“Volad, caballos de Dios, y las puertas del paraíso se abrirán para vosotros”.
Este es un texto de tiempos del Profeta Mahoma que, en numerosas ocasiones se les oye a los yihadistas, también lo pronunciaba Bin Laden, y que en la película del marroquí Nabil Ayouch, se pone en boca del emir Abur Zubeir (así acostumbran a denominar al líder de los integristas), cuando le anuncia al grupo de jóvenes que sembrarán de atentados la ciudad de Casablanca. Se trata de aquellos del año 2003, donde la ‘Casa de España’ dio el mayor número de muertos.
Hoy he leído en la prensa como la policía marroquí ha desmantelado una célula de yihadismo con triple ubicación, Tánger, Salé y Casablanca; y que el presidente de la Asamblea ceutí, en esa especie de sínodo o cónclave de su partido, ha sido preguntado por lo que el mismo ministro de Interior ha difundido: que Ceuta, Melilla, Madrid o Barcelona, están en el punto de mira de los fundamentalistas (la respuesta de Vivas podemos calificarla entre beatífica y hagiográfica). Por eso me aventuro a dejar mi opinión sobre un film del que aconsejaría que se viera y proyectase en institutos, centros culturales, etc. pues su didáctica es innegable. Los caballos de Dios es una obra de arte, donde su director (también guionista) se ha internado con una seriedad que asombra, en el ambiente de miseria y vicios, como es el barrio chabolista de Sidi Mumen, en la periferia de la opulenta ciudad marroquí; una de las canteras donde crece y desarrolla, igual que en el Castillejos de aquí al lado, este temor que se ha convertido en una auténtica pesadilla para todos. Otra vez habría que recordar que el terror, el horror, nace con la pobreza y muere con la riqueza. De ahí que la obra de Ayouch, intencionadamente, altere y cabree al espectador, pues saltar al abismo del terrorismo asentado en Marruecos, no le ha debido resultar fácil por múltiples motivos.
Los caballos de Dios es la historia de un joven, como otros muchos, que gracias al fútbol pretende dejar la miseria que le rodea (otra vía es de escape el ejército, y en la película hay una referencia clara al hermano mayor, en un destacamento militar del Sáhara), pero que acabará transformándose en un terrorista suicida, convencido ( esto es lo más grave) de que su muerte le redimirá de sus pecados además de tener una recompensa en el más allá.
Yashin, el protagonista, convive con una madre, explotada laboral en una fábrica; con un padre que padece demencia senil y con un hermano deficiente mental. Hay otro hermano, el chulo del barrio, que protege a Yashin, como el menor de la familia, y es el que lleva algo de dinero a la casa, mediante el robo, las drogas, etc.
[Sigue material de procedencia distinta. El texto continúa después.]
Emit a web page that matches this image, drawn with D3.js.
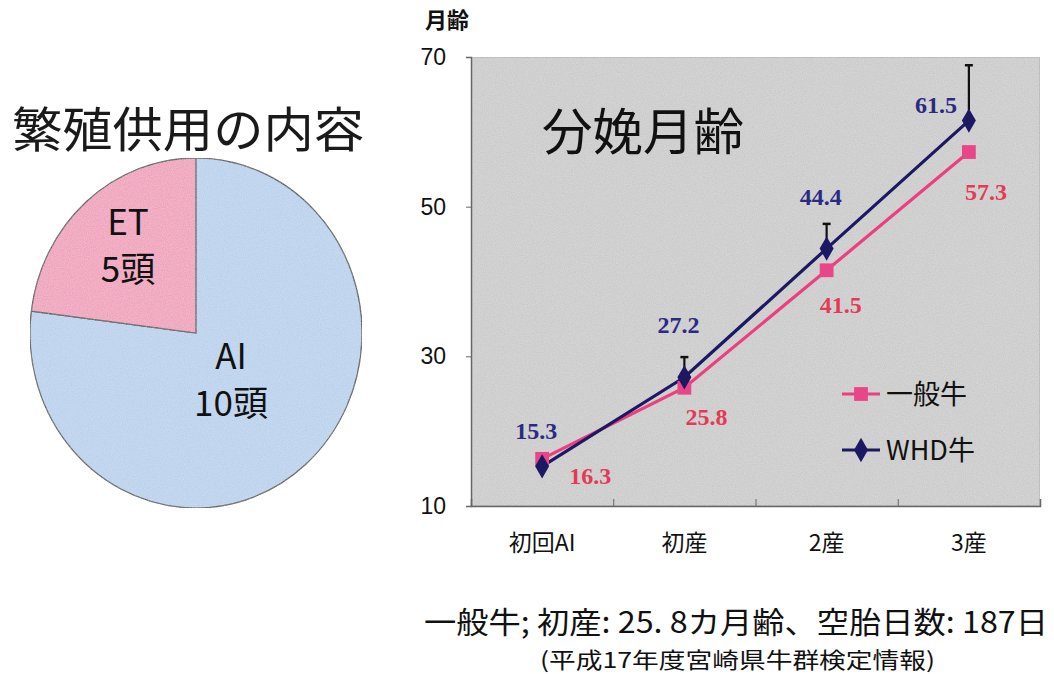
<!DOCTYPE html>
<meta charset="utf-8">
<script src="https://d3js.org/d3.v7.min.js"></script>
<style>
  body { margin: 0; background: #fff; }
  text { font-family: "Noto Sans CJK JP", "Liberation Sans", sans-serif; }
</style>
<div id="chart"></div>
<script>

// ---- data ----
var pieLabels = ["AI", "ET"];
var pieCounts = [10, 5];
var pieShares = [77, 23];          // slice sizes as drawn in the figure

var categories = ["初回AI", "初産", "2産", "3産"];
var seriesNames = ["一般牛", "WHD牛"];
var ippanValues = [16.3, 25.8, 41.5, 57.3];
var whdValues = [15.3, 27.2, 44.4, 61.5];
var whdErrors = [0, 2.7, 3.3, 7.4];
var yTicks = [10, 30, 50, 70];

var svg = d3.select("#chart").append("svg")
    .attr("width", 1054)
    .attr("height", 674);

var defs = svg.append("defs");
var noise = defs.append("filter").attr("id", "grain")
    .attr("x", 0).attr("y", 0).attr("width", 1).attr("height", 1);
noise.append("feTurbulence").attr("type", "fractalNoise")
    .attr("baseFrequency", 0.9).attr("numOctaves", 2).attr("seed", 3).attr("result", "n");
noise.append("feColorMatrix").attr("in", "n").attr("type", "matrix")
    .attr("values", "0 0 0 0 1  0 0 0 0 1  0 0 0 0 1  0 0 0 0.3 0").attr("result", "na");
noise.append("feComposite").attr("in", "na").attr("in2", "SourceGraphic").attr("operator", "in").attr("result", "nc");
noise.append("feMerge").selectAll("feMergeNode").data(["SourceGraphic", "nc"]).enter()
    .append("feMergeNode").attr("in", function(d) { return d; });

// ---- pie ----
var pieG = svg.append("g").attr("transform", "translate(196,333)");

svg.append("text")
    .attr("x", 12).attr("y", 147)
    .attr("textLength", 352)
    .attr("lengthAdjust", "spacingAndGlyphs")
    .style("font-size", "48px")
    .attr("fill", "#1a1a1a")
    .text("繁殖供用の内容");

var rx = 166, ry = 175;
var pie = d3.pie().sort(null).value(function(d) { return d; });
var arc = d3.arc().innerRadius(0).outerRadius(ry);
var pieColors = ["#b4cdeb", "#ee98b5"];

pieG.append("g")
    .attr("transform", "scale(" + (rx / ry) + ",1)")
  .selectAll("path")
  .data(pie(pieShares))
  .enter().append("path")
    .attr("d", arc)
    .attr("fill", function(d, i) { return pieColors[i]; })
    .attr("filter", "url(#grain)")
    .attr("stroke", "#333")
    .attr("stroke-width", 1.2)
    .attr("vector-effect", "non-scaling-stroke");

// slice labels
var pieLabelPos = [[35, 24], [-68, -110]];
pieLabels.forEach(function(lab, i) {
  var t = pieG.append("text")
      .attr("text-anchor", "middle")
      .attr("fill", "#111")
      .style("font-family", "'Liberation Sans Narrow', 'Noto Sans CJK JP', sans-serif")
      .style("font-size", "35px");
  t.append("tspan").attr("x", pieLabelPos[i][0]).attr("y", pieLabelPos[i][1] + 12).text(lab);
  t.append("tspan").attr("x", pieLabelPos[i][0]).attr("y", pieLabelPos[i][1] + 59).text(pieCounts[i] + "頭");
});

// ---- line chart ----
var plot = {left: 471, top: 57, right: 1040, bottom: 506};

var x = d3.scaleBand()
    .domain(categories)
    .range([plot.left, plot.right]);

var y = d3.scaleLinear()
    .domain([10, 70])
    .range([plot.bottom, plot.top]);

var cx = function(c) { return x(c) + x.bandwidth() / 2; };

svg.append("rect")
    .attr("x", plot.left).attr("y", plot.top)
    .attr("width", plot.right - plot.left)
    .attr("height", plot.bottom - plot.top)
    .attr("fill", "#c6c6c6")
    .attr("filter", "url(#grain)")
    .attr("stroke", "#9a9a9a")
    .attr("stroke-width", 1);

// y axis
svg.append("g")
    .attr("transform", "translate(" + plot.left + ",0)")
    .call(d3.axisLeft(y).tickValues(yTicks).tickSize(5).tickPadding(20))
    .call(function(g) {
      g.select(".domain").attr("stroke", "#666").attr("stroke-width", 1.5);
      g.selectAll(".tick line").attr("stroke", "#666");
      g.selectAll(".tick text")
        .attr("fill", "#111")
        .style("font-family", "'Liberation Sans', sans-serif")
        .style("font-size", "23px");
    });

svg.append("text")
    .attr("x", 425).attr("y", 28)
    .style("font-size", "22px")
    .style("font-weight", "bold")
    .attr("fill", "#111")
    .text("月齢");

// x axis: ticks at band boundaries, pointing up
var xBoundaries = categories.slice(1).map(function(c) { return x(c); });
svg.append("g")
    .attr("transform", "translate(0," + plot.bottom + ")")
    .call(d3.axisBottom(d3.scaleLinear().domain([plot.left, plot.right]).range([plot.left, plot.right]))
      .tickValues(xBoundaries).tickSize(-7).tickFormat(""))
    .call(function(g) {
      g.select(".domain").attr("stroke", "#666").attr("stroke-width", 1.5);
      g.selectAll(".tick line").attr("stroke", "#666");
    });

svg.append("g").selectAll("text")
  .data(categories)
  .enter().append("text")
    .attr("x", function(d) { return cx(d); })
    .attr("y", 551)
    .attr("text-anchor", "middle")
    .attr("fill", "#111")
    .style("font-size", "23px")
    .text(function(d) { return d; });

// chart title
svg.append("text")
    .attr("x", 542).attr("y", 150)
    .attr("textLength", 202)
    .attr("lengthAdjust", "spacingAndGlyphs")
    .style("font-size", "50px")
    .attr("fill", "#111")
    .text("分娩月齢");

// error bars (WHD, upward only)
var errG = svg.append("g");
categories.forEach(function(c, i) {
  if (!whdErrors[i]) return;
  var top = y(whdValues[i] + whdErrors[i]);
  errG.append("line")
      .attr("x1", cx(c)).attr("x2", cx(c))
      .attr("y1", y(whdValues[i])).attr("y2", top)
      .attr("stroke", "#111").attr("stroke-width", 2.2);
  errG.append("line")
      .attr("x1", cx(c) - 4).attr("x2", cx(c) + 4)
      .attr("y1", top).attr("y2", top)
      .attr("stroke", "#111").attr("stroke-width", 2.5);
});

var navy = "#1d1862", pink = "#ec3f80";

var line = d3.line()
    .x(function(d, i) { return cx(categories[i]); })
    .y(function(d) { return y(d); });

svg.append("path").datum(ippanValues)
    .attr("d", line).attr("fill", "none")
    .attr("stroke", pink).attr("stroke-width", 3.2);
svg.append("path").datum(whdValues)
    .attr("d", line).attr("fill", "none")
    .attr("stroke", navy).attr("stroke-width", 3.2);

var square = d3.symbol().type(d3.symbolSquare).size(190);
var diamond = d3.symbol().type(d3.symbolDiamond).size(170);

svg.append("g").selectAll("path")
  .data(ippanValues)
  .enter().append("path")
    .attr("d", square)
    .attr("transform", function(d, i) { return "translate(" + cx(categories[i]) + "," + y(d) + ")"; })
    .attr("fill", "#e9468a");

svg.append("g").selectAll("path")
  .data(whdValues)
  .enter().append("path")
    .attr("d", diamond)
    .attr("transform", function(d, i) { return "translate(" + cx(categories[i]) + "," + y(d) + ")"; })
    .attr("fill", navy);

// value labels
var ippanOffsets = [[48, 17], [22, 29], [14, 35], [17, 40]];
var whdOffsets = [[-6, -35], [-6, -52], [-6, -52], [-33, -16]];

function valueLabels(values, offsets, color) {
  svg.append("g").selectAll("text")
    .data(values)
    .enter().append("text")
      .attr("x", function(d, i) { return cx(categories[i]) + offsets[i][0]; })
      .attr("y", function(d, i) { return y(d) + offsets[i][1] + 8; })
      .attr("text-anchor", "middle")
      .attr("fill", color)
      .style("font-family", "'Liberation Serif', 'Times New Roman', serif")
      .style("font-weight", "bold")
      .style("font-size", "24px")
      .text(function(d) { return d.toFixed(1); });
}
valueLabels(ippanValues, ippanOffsets, "#e33a55");
valueLabels(whdValues, whdOffsets, "#2b2a82");

// legend
var legend = svg.append("g");
var legendRows = [
  {name: seriesNames[0], color: pink, mark: square, fill: "#e9468a", y: 394},
  {name: seriesNames[1], color: navy, mark: diamond, fill: navy, y: 450}
];
legendRows.forEach(function(r) {
  legend.append("line")
      .attr("x1", 842).attr("x2", 880)
      .attr("y1", r.y).attr("y2", r.y)
      .attr("stroke", r.color).attr("stroke-width", 3.2);
  legend.append("path")
      .attr("d", r.mark)
      .attr("transform", "translate(861," + r.y + ")")
      .attr("fill", r.fill);
  legend.append("text")
      .attr("x", 886).attr("y", r.y + 10)
      .attr("fill", "#111")
      .style("font-size", "27px")
      .text(r.name);
});

// footnote
svg.append("text")
    .attr("x", 424).attr("y", 633)
    .attr("textLength", 624)
    .attr("lengthAdjust", "spacingAndGlyphs")
    .style("font-size", "30px")
    .attr("fill", "#111")
    .text("一般牛; 初産: 25. 8カ月齢、空胎日数: 187日");

svg.append("text")
    .attr("x", 540).attr("y", 668)
    .attr("textLength", 395)
    .attr("lengthAdjust", "spacingAndGlyphs")
    .style("font-size", "22px")
    .attr("fill", "#111")
    .text("(平成17年度宮崎県牛群検定情報)");

</script>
Será éste, tras un tiempo en la cárcel, el que regrese transformado en yihadista, con la misión de reclutar a otros, entre ellos a Yashin.
Los conocimientos de Ayouch sobre cine son los que Carlos Colón recuerda cuando escribe que con la excepción del primer Passolini (él anota “Acatone”), o el Visconti de “Rocco y sus hermanos”; nunca nos hemos dado de frente, con un relato donde la miseria anule toda esperanza para que la vida sea algo digno; por el contrario, es lo que abre todas las puertas para convertirla en un infierno:así de sencilla, pero trágica, es la existencia de un chaval normal que, sin proponérselo, se convierte en un suicida. Dura historia, también trágica, que llega a asfixiar al espectador, en especial en todo ese proceso donde el imán intenta convencerlo a él y a sus compañeros, y donde está la raíz de la filosofía de la destrucción que sólo en estos Kamikazes cobran sentido: “Les aterramos porque amamos la muerte como ellos la vida”. Ellos son los otros: los que socialmente están al otro lado del péndulo social, los potentados, los que disfrutan de la opulencia, proceda de donde proceda, pues también se da entre los propios miserables.